Material:

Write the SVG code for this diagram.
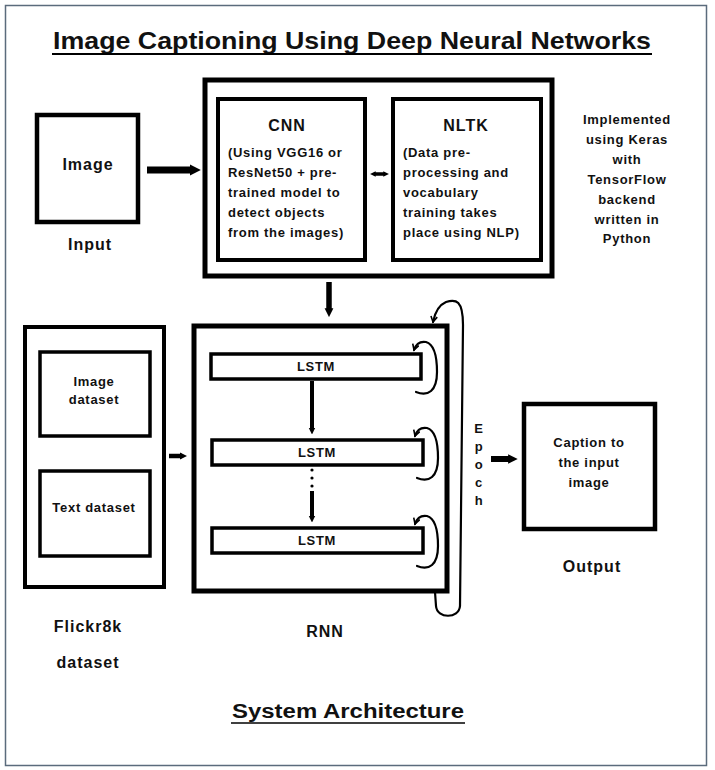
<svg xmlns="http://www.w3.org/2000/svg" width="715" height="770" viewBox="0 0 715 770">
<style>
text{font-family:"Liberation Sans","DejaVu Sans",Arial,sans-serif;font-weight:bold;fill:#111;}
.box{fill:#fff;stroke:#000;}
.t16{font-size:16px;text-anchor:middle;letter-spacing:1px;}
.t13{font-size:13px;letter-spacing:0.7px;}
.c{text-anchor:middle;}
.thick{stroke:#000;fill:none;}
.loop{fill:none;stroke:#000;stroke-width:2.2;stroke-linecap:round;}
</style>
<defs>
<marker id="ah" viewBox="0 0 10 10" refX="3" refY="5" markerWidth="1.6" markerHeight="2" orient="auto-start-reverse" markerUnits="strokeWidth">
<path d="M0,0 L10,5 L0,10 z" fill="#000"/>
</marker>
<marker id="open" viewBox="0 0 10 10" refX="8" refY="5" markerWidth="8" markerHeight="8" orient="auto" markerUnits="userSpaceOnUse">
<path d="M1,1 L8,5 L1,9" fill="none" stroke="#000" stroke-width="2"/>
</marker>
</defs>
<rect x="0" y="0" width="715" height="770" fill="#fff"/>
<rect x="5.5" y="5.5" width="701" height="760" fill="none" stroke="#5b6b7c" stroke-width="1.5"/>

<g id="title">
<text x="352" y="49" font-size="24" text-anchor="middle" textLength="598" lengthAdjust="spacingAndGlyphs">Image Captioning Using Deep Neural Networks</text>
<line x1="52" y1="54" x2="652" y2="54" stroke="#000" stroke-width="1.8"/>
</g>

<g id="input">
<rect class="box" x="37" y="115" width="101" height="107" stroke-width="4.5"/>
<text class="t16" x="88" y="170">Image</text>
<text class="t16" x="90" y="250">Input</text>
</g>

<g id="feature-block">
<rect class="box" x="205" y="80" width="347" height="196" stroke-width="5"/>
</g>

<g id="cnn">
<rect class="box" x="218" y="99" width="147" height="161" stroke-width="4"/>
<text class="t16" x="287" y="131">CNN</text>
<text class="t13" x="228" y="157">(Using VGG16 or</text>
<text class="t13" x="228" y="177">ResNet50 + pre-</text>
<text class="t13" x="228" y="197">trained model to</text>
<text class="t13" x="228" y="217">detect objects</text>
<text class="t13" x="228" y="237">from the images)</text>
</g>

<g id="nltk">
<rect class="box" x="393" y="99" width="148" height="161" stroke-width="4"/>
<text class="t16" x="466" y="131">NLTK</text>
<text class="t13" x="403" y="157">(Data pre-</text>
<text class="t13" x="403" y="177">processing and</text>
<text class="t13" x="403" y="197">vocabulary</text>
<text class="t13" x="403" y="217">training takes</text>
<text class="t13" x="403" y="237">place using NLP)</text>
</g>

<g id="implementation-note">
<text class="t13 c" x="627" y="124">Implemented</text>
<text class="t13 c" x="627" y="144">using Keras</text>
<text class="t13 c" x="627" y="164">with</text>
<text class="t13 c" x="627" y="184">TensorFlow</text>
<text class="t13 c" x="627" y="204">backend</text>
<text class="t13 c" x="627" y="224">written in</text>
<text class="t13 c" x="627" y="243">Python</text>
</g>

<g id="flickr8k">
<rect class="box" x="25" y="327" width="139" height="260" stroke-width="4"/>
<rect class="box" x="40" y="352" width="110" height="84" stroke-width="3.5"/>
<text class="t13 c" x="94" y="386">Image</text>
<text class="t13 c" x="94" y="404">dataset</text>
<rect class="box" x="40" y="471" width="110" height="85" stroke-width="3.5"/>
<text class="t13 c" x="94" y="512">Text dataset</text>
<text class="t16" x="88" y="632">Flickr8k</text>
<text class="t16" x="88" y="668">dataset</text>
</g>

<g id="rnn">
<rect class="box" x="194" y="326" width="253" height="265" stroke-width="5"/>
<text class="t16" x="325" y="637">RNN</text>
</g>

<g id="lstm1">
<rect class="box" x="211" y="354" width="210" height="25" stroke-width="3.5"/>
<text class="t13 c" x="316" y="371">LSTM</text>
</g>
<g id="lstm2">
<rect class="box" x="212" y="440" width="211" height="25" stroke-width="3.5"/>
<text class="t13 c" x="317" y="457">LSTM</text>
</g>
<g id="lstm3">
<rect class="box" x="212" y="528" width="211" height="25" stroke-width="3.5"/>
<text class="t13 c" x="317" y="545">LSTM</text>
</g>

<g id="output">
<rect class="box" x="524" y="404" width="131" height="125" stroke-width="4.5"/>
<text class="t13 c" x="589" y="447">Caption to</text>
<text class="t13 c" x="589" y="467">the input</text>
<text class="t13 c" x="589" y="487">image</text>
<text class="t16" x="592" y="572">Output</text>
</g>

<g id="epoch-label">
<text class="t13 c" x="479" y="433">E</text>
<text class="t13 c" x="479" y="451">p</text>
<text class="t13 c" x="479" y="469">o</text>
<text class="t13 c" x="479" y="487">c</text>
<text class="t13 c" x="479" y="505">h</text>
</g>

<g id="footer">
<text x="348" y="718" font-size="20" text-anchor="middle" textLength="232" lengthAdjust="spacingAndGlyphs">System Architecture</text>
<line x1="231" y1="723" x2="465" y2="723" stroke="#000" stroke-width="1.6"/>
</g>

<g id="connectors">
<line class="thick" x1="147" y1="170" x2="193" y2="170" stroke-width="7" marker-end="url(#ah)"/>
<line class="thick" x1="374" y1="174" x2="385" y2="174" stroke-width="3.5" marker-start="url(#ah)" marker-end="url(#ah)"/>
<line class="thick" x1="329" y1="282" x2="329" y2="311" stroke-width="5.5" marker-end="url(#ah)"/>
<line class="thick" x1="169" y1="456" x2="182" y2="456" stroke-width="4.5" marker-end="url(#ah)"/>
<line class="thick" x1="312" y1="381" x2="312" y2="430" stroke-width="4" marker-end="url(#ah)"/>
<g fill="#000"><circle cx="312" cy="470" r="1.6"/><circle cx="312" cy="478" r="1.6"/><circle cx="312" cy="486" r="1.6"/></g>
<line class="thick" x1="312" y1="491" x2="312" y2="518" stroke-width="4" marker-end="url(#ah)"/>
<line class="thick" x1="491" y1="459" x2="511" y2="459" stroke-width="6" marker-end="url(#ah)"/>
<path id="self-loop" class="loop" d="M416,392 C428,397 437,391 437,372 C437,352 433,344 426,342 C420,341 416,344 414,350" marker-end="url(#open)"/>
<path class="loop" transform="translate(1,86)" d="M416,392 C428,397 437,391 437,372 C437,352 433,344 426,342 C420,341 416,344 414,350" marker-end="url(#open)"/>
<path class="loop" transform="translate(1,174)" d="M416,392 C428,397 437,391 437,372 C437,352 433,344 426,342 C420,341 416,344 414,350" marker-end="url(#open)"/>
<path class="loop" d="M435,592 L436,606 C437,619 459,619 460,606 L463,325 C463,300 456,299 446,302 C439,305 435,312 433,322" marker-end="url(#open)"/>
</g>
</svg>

Given task: Omit the pictures and give the material again, exactly and in full.

Result of this exercise:
Write the SVG code for this diagram.
<svg xmlns="http://www.w3.org/2000/svg" width="715" height="770" viewBox="0 0 715 770">
<style>
text{font-family:"Liberation Sans","DejaVu Sans",Arial,sans-serif;font-weight:bold;fill:#111;}
.box{fill:#fff;stroke:#000;}
.t16{font-size:16px;text-anchor:middle;letter-spacing:1px;}
.t13{font-size:13px;letter-spacing:0.7px;}
.c{text-anchor:middle;}
.thick{stroke:#000;fill:none;}
.loop{fill:none;stroke:#000;stroke-width:2.2;stroke-linecap:round;}
</style>
<defs>
<marker id="ah" viewBox="0 0 10 10" refX="3" refY="5" markerWidth="1.6" markerHeight="2" orient="auto-start-reverse" markerUnits="strokeWidth">
<path d="M0,0 L10,5 L0,10 z" fill="#000"/>
</marker>
<marker id="open" viewBox="0 0 10 10" refX="8" refY="5" markerWidth="8" markerHeight="8" orient="auto" markerUnits="userSpaceOnUse">
<path d="M1,1 L8,5 L1,9" fill="none" stroke="#000" stroke-width="2"/>
</marker>
</defs>
<rect x="0" y="0" width="715" height="770" fill="#fff"/>
<rect x="5.5" y="5.5" width="701" height="760" fill="none" stroke="#5b6b7c" stroke-width="1.5"/>

<g id="title">
<text x="352" y="49" font-size="24" text-anchor="middle" textLength="598" lengthAdjust="spacingAndGlyphs">Image Captioning Using Deep Neural Networks</text>
<line x1="52" y1="54" x2="652" y2="54" stroke="#000" stroke-width="1.8"/>
</g>

<g id="input">
<rect class="box" x="37" y="115" width="101" height="107" stroke-width="4.5"/>
<text class="t16" x="88" y="170">Image</text>
<text class="t16" x="90" y="250">Input</text>
</g>

<g id="feature-block">
<rect class="box" x="205" y="80" width="347" height="196" stroke-width="5"/>
</g>

<g id="cnn">
<rect class="box" x="218" y="99" width="147" height="161" stroke-width="4"/>
<text class="t16" x="287" y="131">CNN</text>
<text class="t13" x="228" y="157">(Using VGG16 or</text>
<text class="t13" x="228" y="177">ResNet50 + pre-</text>
<text class="t13" x="228" y="197">trained model to</text>
<text class="t13" x="228" y="217">detect objects</text>
<text class="t13" x="228" y="237">from the images)</text>
</g>

<g id="nltk">
<rect class="box" x="393" y="99" width="148" height="161" stroke-width="4"/>
<text class="t16" x="466" y="131">NLTK</text>
<text class="t13" x="403" y="157">(Data pre-</text>
<text class="t13" x="403" y="177">processing and</text>
<text class="t13" x="403" y="197">vocabulary</text>
<text class="t13" x="403" y="217">training takes</text>
<text class="t13" x="403" y="237">place using NLP)</text>
</g>

<g id="implementation-note">
<text class="t13 c" x="627" y="124">Implemented</text>
<text class="t13 c" x="627" y="144">using Keras</text>
<text class="t13 c" x="627" y="164">with</text>
<text class="t13 c" x="627" y="184">TensorFlow</text>
<text class="t13 c" x="627" y="204">backend</text>
<text class="t13 c" x="627" y="224">written in</text>
<text class="t13 c" x="627" y="243">Python</text>
</g>

<g id="flickr8k">
<rect class="box" x="25" y="327" width="139" height="260" stroke-width="4"/>
<rect class="box" x="40" y="352" width="110" height="84" stroke-width="3.5"/>
<text class="t13 c" x="94" y="386">Image</text>
<text class="t13 c" x="94" y="404">dataset</text>
<rect class="box" x="40" y="471" width="110" height="85" stroke-width="3.5"/>
<text class="t13 c" x="94" y="512">Text dataset</text>
<text class="t16" x="88" y="632">Flickr8k</text>
<text class="t16" x="88" y="668">dataset</text>
</g>

<g id="rnn">
<rect class="box" x="194" y="326" width="253" height="265" stroke-width="5"/>
<text class="t16" x="325" y="637">RNN</text>
</g>

<g id="lstm1">
<rect class="box" x="211" y="354" width="210" height="25" stroke-width="3.5"/>
<text class="t13 c" x="316" y="371">LSTM</text>
</g>
<g id="lstm2">
<rect class="box" x="212" y="440" width="211" height="25" stroke-width="3.5"/>
<text class="t13 c" x="317" y="457">LSTM</text>
</g>
<g id="lstm3">
<rect class="box" x="212" y="528" width="211" height="25" stroke-width="3.5"/>
<text class="t13 c" x="317" y="545">LSTM</text>
</g>

<g id="output">
<rect class="box" x="524" y="404" width="131" height="125" stroke-width="4.5"/>
<text class="t13 c" x="589" y="447">Caption to</text>
<text class="t13 c" x="589" y="467">the input</text>
<text class="t13 c" x="589" y="487">image</text>
<text class="t16" x="592" y="572">Output</text>
</g>

<g id="epoch-label">
<text class="t13 c" x="479" y="433">E</text>
<text class="t13 c" x="479" y="451">p</text>
<text class="t13 c" x="479" y="469">o</text>
<text class="t13 c" x="479" y="487">c</text>
<text class="t13 c" x="479" y="505">h</text>
</g>

<g id="footer">
<text x="348" y="718" font-size="20" text-anchor="middle" textLength="232" lengthAdjust="spacingAndGlyphs">System Architecture</text>
<line x1="231" y1="723" x2="465" y2="723" stroke="#000" stroke-width="1.6"/>
</g>

<g id="connectors">
<line class="thick" x1="147" y1="170" x2="193" y2="170" stroke-width="7" marker-end="url(#ah)"/>
<line class="thick" x1="374" y1="174" x2="385" y2="174" stroke-width="3.5" marker-start="url(#ah)" marker-end="url(#ah)"/>
<line class="thick" x1="329" y1="282" x2="329" y2="311" stroke-width="5.5" marker-end="url(#ah)"/>
<line class="thick" x1="169" y1="456" x2="182" y2="456" stroke-width="4.5" marker-end="url(#ah)"/>
<line class="thick" x1="312" y1="381" x2="312" y2="430" stroke-width="4" marker-end="url(#ah)"/>
<g fill="#000"><circle cx="312" cy="470" r="1.6"/><circle cx="312" cy="478" r="1.6"/><circle cx="312" cy="486" r="1.6"/></g>
<line class="thick" x1="312" y1="491" x2="312" y2="518" stroke-width="4" marker-end="url(#ah)"/>
<line class="thick" x1="491" y1="459" x2="511" y2="459" stroke-width="6" marker-end="url(#ah)"/>
<path id="self-loop" class="loop" d="M416,392 C428,397 437,391 437,372 C437,352 433,344 426,342 C420,341 416,344 414,350" marker-end="url(#open)"/>
<path class="loop" transform="translate(1,86)" d="M416,392 C428,397 437,391 437,372 C437,352 433,344 426,342 C420,341 416,344 414,350" marker-end="url(#open)"/>
<path class="loop" transform="translate(1,174)" d="M416,392 C428,397 437,391 437,372 C437,352 433,344 426,342 C420,341 416,344 414,350" marker-end="url(#open)"/>
<path class="loop" d="M435,592 L436,606 C437,619 459,619 460,606 L463,325 C463,300 456,299 446,302 C439,305 435,312 433,322" marker-end="url(#open)"/>
</g>
</svg>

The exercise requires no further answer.